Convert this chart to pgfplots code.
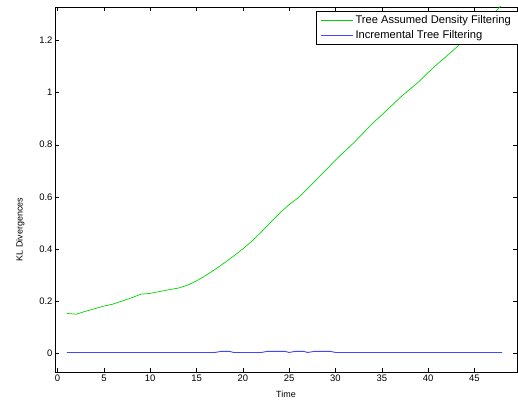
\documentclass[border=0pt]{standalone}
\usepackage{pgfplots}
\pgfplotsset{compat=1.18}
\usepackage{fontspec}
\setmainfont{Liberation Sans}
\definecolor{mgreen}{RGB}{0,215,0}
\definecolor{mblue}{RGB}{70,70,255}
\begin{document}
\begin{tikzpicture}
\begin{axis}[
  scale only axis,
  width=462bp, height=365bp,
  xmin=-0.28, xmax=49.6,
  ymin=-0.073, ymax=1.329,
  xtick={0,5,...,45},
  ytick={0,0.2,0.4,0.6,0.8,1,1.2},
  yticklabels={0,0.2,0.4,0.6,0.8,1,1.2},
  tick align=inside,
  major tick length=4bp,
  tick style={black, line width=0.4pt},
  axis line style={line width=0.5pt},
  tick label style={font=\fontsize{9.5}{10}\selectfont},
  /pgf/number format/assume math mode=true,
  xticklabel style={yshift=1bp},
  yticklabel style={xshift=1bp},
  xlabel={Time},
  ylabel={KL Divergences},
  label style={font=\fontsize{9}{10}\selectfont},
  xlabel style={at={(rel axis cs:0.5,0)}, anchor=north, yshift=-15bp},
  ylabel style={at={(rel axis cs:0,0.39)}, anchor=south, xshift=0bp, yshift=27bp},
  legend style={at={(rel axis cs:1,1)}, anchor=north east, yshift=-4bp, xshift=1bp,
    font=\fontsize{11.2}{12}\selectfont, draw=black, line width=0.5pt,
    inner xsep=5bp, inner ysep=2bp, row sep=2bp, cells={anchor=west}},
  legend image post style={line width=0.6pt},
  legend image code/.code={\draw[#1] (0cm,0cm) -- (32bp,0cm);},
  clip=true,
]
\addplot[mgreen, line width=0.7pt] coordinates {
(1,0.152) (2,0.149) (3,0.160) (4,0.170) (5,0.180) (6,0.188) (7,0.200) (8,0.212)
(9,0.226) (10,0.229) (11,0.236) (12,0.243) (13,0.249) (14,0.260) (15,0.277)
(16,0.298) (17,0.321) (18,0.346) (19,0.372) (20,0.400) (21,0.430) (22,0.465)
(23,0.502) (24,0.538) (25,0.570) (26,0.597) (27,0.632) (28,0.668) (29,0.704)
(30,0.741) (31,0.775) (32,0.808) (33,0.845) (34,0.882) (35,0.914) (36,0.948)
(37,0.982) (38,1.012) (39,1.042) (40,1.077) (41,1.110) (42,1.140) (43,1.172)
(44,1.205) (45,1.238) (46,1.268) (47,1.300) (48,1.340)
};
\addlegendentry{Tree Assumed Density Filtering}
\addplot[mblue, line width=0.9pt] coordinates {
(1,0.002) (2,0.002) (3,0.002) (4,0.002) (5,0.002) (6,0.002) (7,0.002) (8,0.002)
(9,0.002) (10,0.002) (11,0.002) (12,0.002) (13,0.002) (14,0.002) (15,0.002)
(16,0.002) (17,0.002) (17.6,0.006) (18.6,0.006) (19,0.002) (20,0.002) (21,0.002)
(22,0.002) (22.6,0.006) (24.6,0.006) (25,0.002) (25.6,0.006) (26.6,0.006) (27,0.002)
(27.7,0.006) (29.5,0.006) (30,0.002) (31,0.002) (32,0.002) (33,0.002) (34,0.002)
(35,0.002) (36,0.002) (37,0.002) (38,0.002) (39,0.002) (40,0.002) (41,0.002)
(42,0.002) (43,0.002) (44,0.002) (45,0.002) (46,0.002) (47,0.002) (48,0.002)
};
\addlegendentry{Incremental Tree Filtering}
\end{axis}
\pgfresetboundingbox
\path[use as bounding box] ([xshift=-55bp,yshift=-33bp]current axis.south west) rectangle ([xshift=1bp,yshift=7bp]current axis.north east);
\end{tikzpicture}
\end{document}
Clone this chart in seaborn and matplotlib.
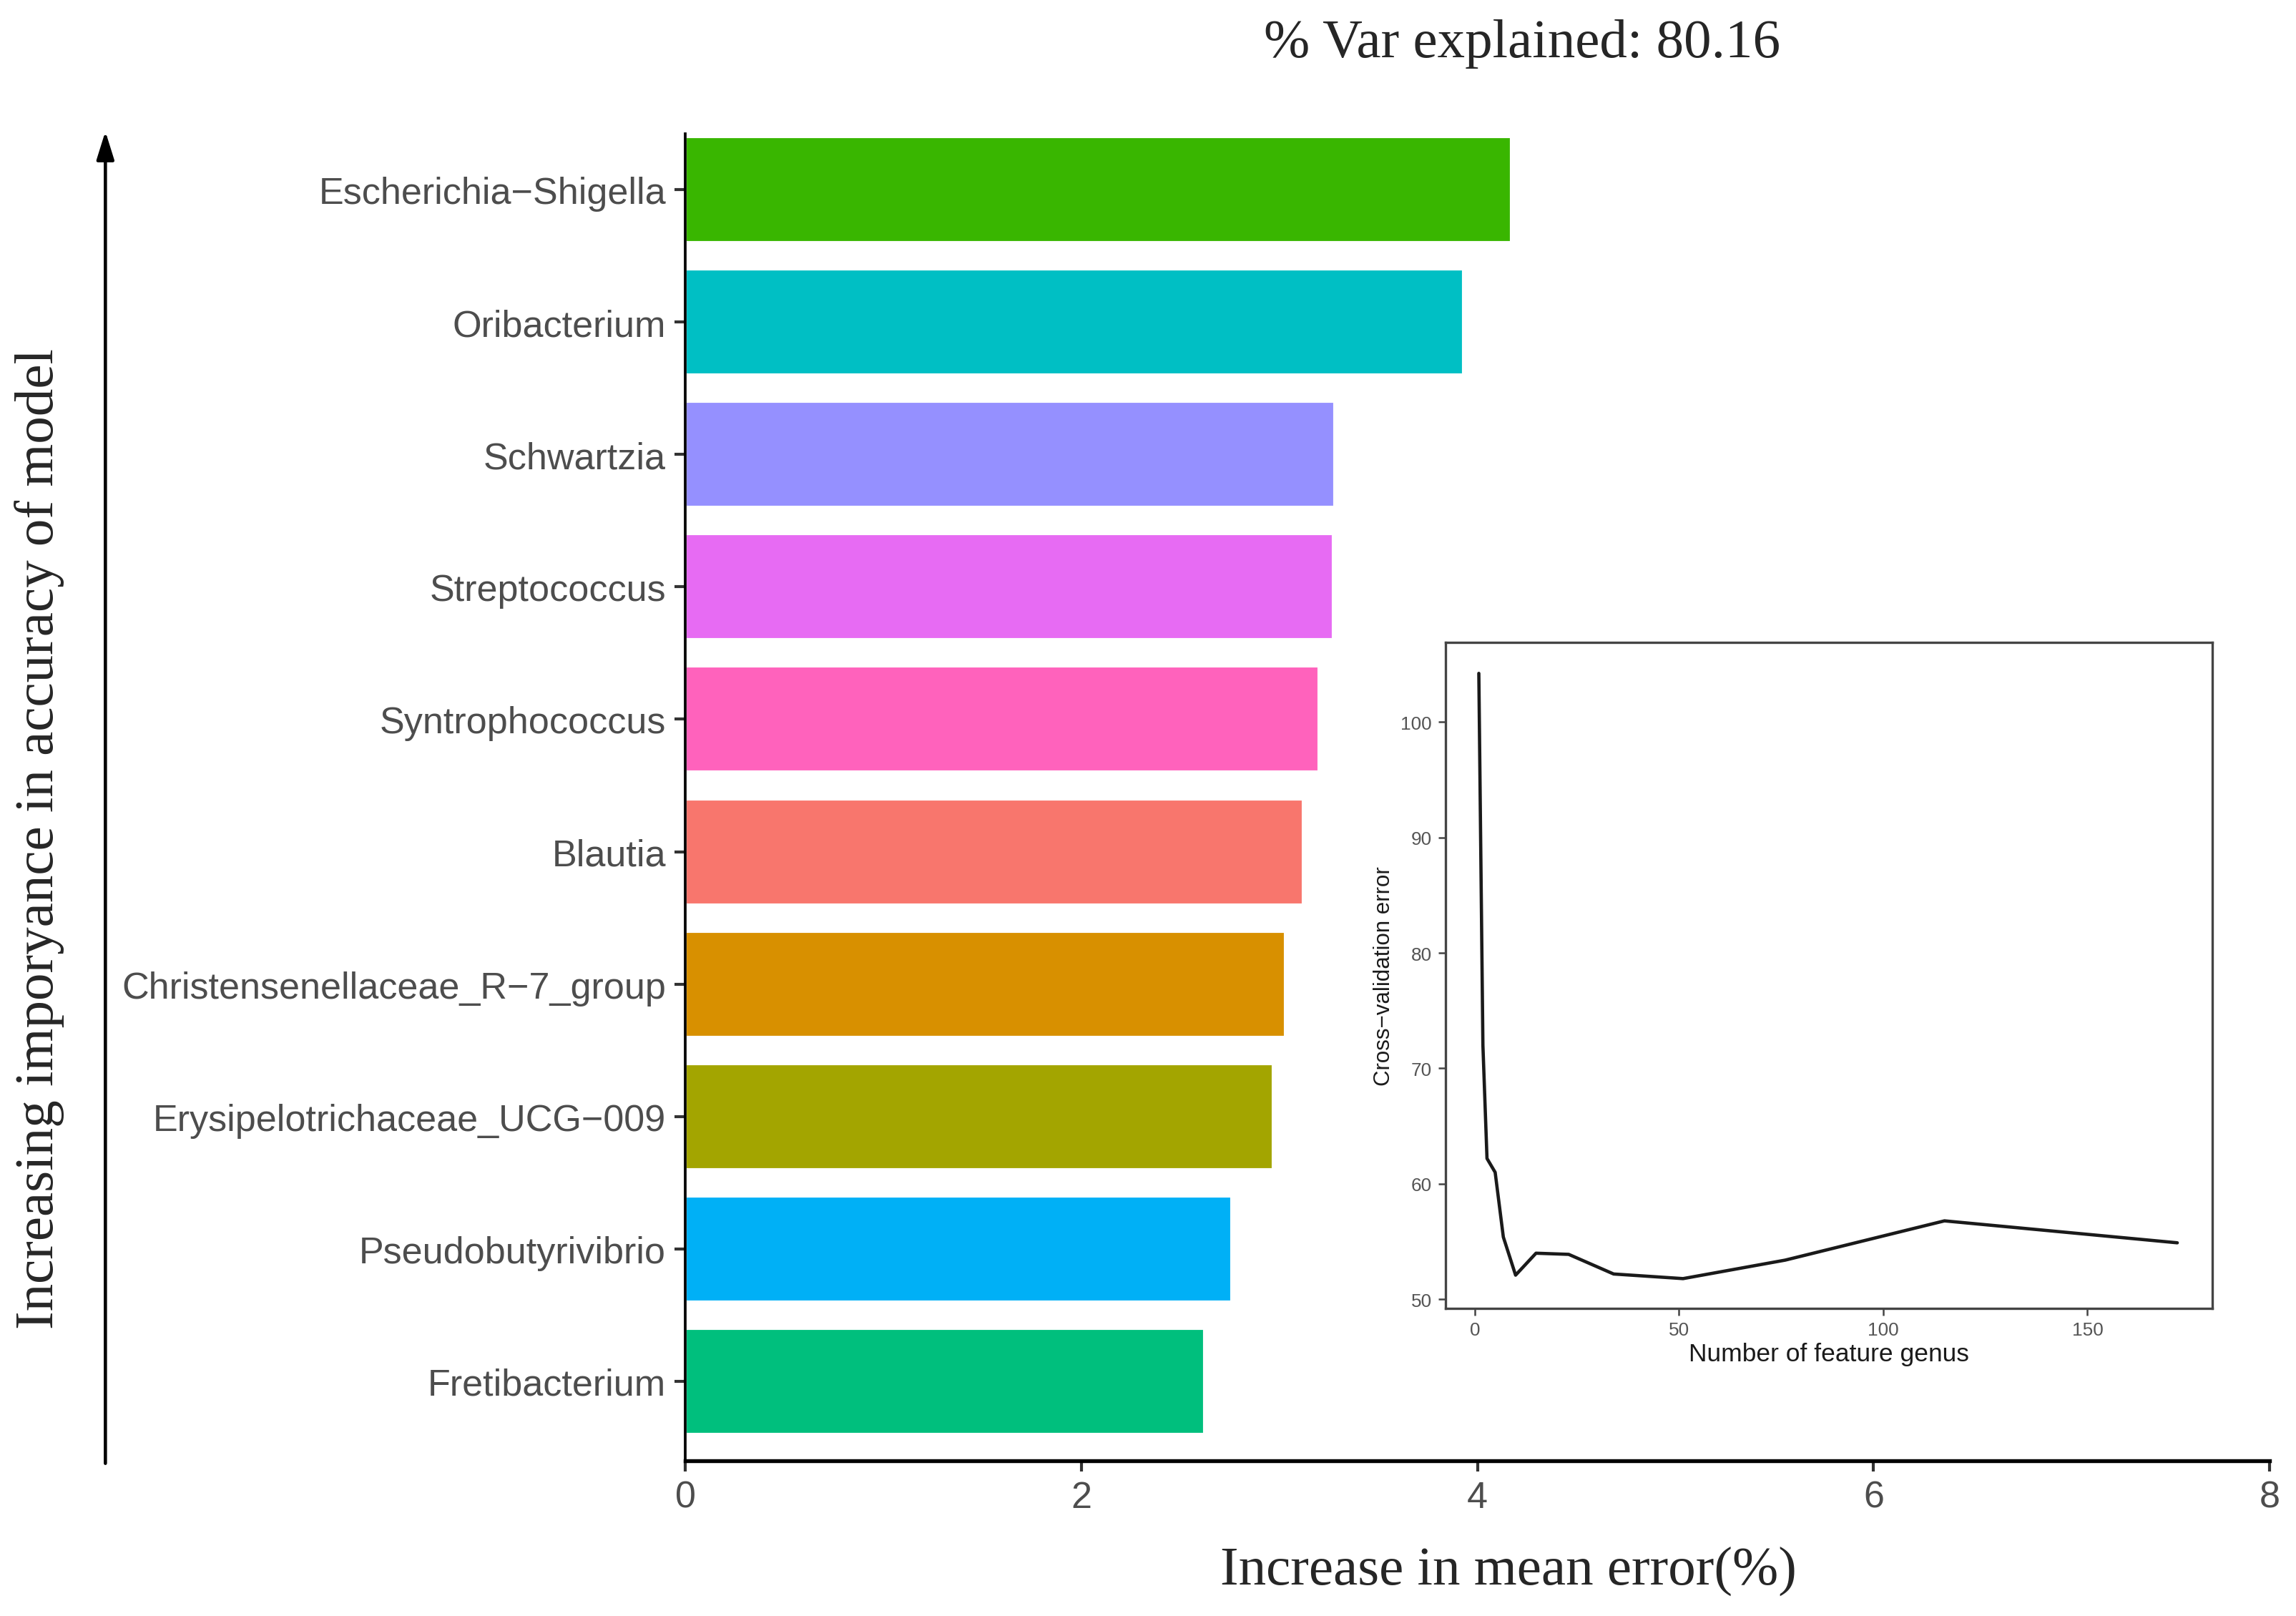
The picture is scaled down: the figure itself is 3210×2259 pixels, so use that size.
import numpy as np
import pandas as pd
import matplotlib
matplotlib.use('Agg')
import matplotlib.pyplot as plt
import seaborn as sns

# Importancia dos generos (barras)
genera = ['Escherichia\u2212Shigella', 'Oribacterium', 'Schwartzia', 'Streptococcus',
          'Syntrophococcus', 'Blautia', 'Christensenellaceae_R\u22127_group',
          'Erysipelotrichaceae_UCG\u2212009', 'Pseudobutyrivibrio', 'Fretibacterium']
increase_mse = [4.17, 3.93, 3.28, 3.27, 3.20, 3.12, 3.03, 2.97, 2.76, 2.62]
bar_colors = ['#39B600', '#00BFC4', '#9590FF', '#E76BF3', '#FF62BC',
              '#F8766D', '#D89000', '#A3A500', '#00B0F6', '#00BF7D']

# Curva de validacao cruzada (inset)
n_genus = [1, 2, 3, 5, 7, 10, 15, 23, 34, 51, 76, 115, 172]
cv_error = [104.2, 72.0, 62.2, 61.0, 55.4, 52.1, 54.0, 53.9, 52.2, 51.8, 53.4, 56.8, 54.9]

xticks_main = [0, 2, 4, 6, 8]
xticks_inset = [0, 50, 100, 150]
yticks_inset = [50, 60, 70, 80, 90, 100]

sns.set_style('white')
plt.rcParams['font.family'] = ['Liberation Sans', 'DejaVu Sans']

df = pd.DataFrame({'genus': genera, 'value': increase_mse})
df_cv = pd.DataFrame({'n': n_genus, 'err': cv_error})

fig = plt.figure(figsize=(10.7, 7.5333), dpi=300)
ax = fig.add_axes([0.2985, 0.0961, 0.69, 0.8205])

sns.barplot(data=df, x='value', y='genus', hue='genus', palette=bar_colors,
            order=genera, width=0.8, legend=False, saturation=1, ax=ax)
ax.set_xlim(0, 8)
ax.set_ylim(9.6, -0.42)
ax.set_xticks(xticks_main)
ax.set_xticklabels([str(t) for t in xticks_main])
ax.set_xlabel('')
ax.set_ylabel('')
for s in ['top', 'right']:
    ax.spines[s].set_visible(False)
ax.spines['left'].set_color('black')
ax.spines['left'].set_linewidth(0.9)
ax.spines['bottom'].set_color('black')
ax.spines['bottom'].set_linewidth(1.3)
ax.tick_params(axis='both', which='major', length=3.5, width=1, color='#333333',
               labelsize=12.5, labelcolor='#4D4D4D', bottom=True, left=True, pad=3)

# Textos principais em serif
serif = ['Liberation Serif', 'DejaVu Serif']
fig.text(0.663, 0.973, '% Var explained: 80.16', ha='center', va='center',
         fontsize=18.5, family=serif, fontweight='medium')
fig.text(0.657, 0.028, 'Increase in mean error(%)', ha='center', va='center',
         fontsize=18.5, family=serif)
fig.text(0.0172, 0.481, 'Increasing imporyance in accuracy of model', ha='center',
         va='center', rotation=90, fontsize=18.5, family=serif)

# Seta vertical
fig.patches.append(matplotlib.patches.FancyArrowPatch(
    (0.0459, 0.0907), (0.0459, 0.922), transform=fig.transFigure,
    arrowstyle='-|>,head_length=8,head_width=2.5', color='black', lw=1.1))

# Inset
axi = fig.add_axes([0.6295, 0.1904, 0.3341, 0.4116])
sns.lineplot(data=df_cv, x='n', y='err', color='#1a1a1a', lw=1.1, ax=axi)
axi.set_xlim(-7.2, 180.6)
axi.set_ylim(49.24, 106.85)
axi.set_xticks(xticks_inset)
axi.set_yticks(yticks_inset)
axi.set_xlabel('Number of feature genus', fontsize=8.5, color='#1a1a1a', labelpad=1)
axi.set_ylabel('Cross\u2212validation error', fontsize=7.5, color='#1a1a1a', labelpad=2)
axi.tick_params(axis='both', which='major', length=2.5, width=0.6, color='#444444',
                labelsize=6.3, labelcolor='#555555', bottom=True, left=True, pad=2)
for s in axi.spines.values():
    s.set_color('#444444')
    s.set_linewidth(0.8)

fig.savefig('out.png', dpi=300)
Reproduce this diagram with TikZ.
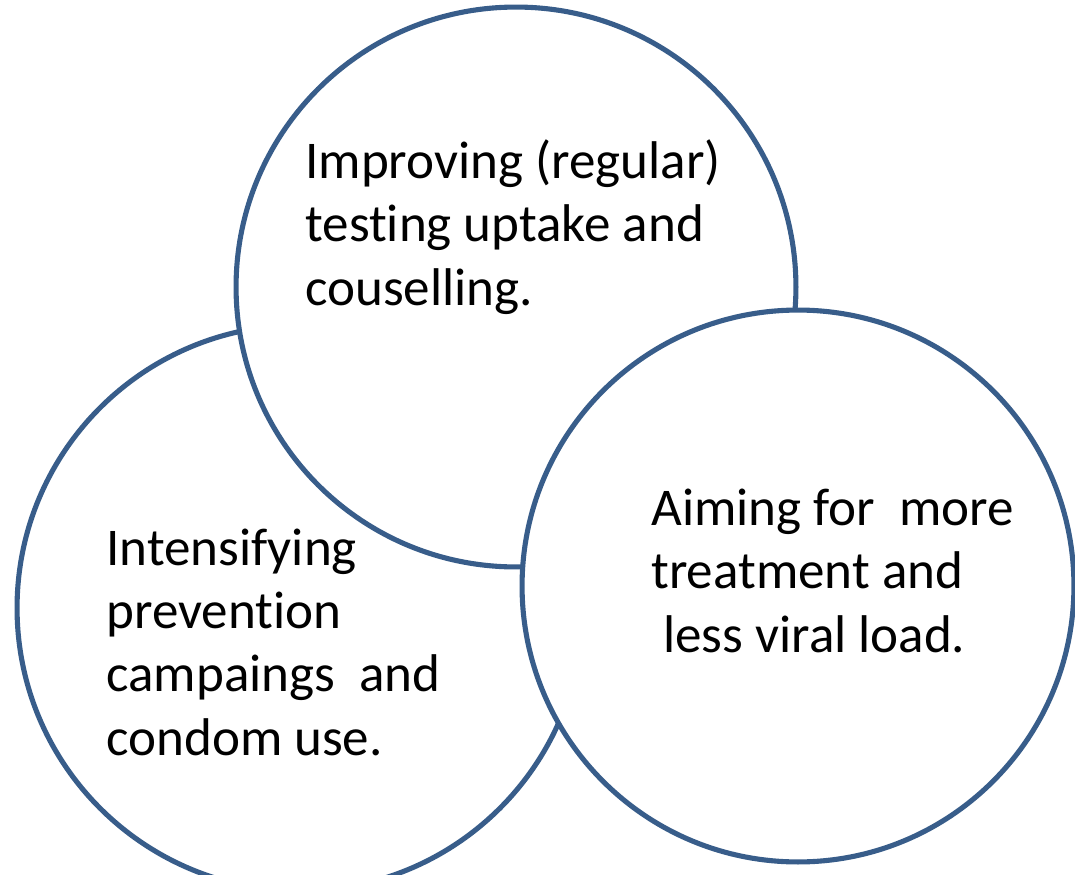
-- -- --
* **EXERCISE AIM**: Leaving the pictures out, write out exactly the lines from the line containing "Clone this chart in seaborn and matplotlib." through the line containing "yticks_inset = [50, 60, 70, 80, 90, 100]", both included.

* **EXERCISE ANSWER**:
Clone this chart in seaborn and matplotlib.
The picture is scaled down: the figure itself is 3210×2259 pixels, so use that size.
import numpy as np
import pandas as pd
import matplotlib
matplotlib.use('Agg')
import matplotlib.pyplot as plt
import seaborn as sns

# Importancia dos generos (barras)
genera = ['Escherichia\u2212Shigella', 'Oribacterium', 'Schwartzia', 'Streptococcus',
          'Syntrophococcus', 'Blautia', 'Christensenellaceae_R\u22127_group',
          'Erysipelotrichaceae_UCG\u2212009', 'Pseudobutyrivibrio', 'Fretibacterium']
increase_mse = [4.17, 3.93, 3.28, 3.27, 3.20, 3.12, 3.03, 2.97, 2.76, 2.62]
bar_colors = ['#39B600', '#00BFC4', '#9590FF', '#E76BF3', '#FF62BC',
              '#F8766D', '#D89000', '#A3A500', '#00B0F6', '#00BF7D']

# Curva de validacao cruzada (inset)
n_genus = [1, 2, 3, 5, 7, 10, 15, 23, 34, 51, 76, 115, 172]
cv_error = [104.2, 72.0, 62.2, 61.0, 55.4, 52.1, 54.0, 53.9, 52.2, 51.8, 53.4, 56.8, 54.9]

xticks_main = [0, 2, 4, 6, 8]
xticks_inset = [0, 50, 100, 150]
yticks_inset = [50, 60, 70, 80, 90, 100]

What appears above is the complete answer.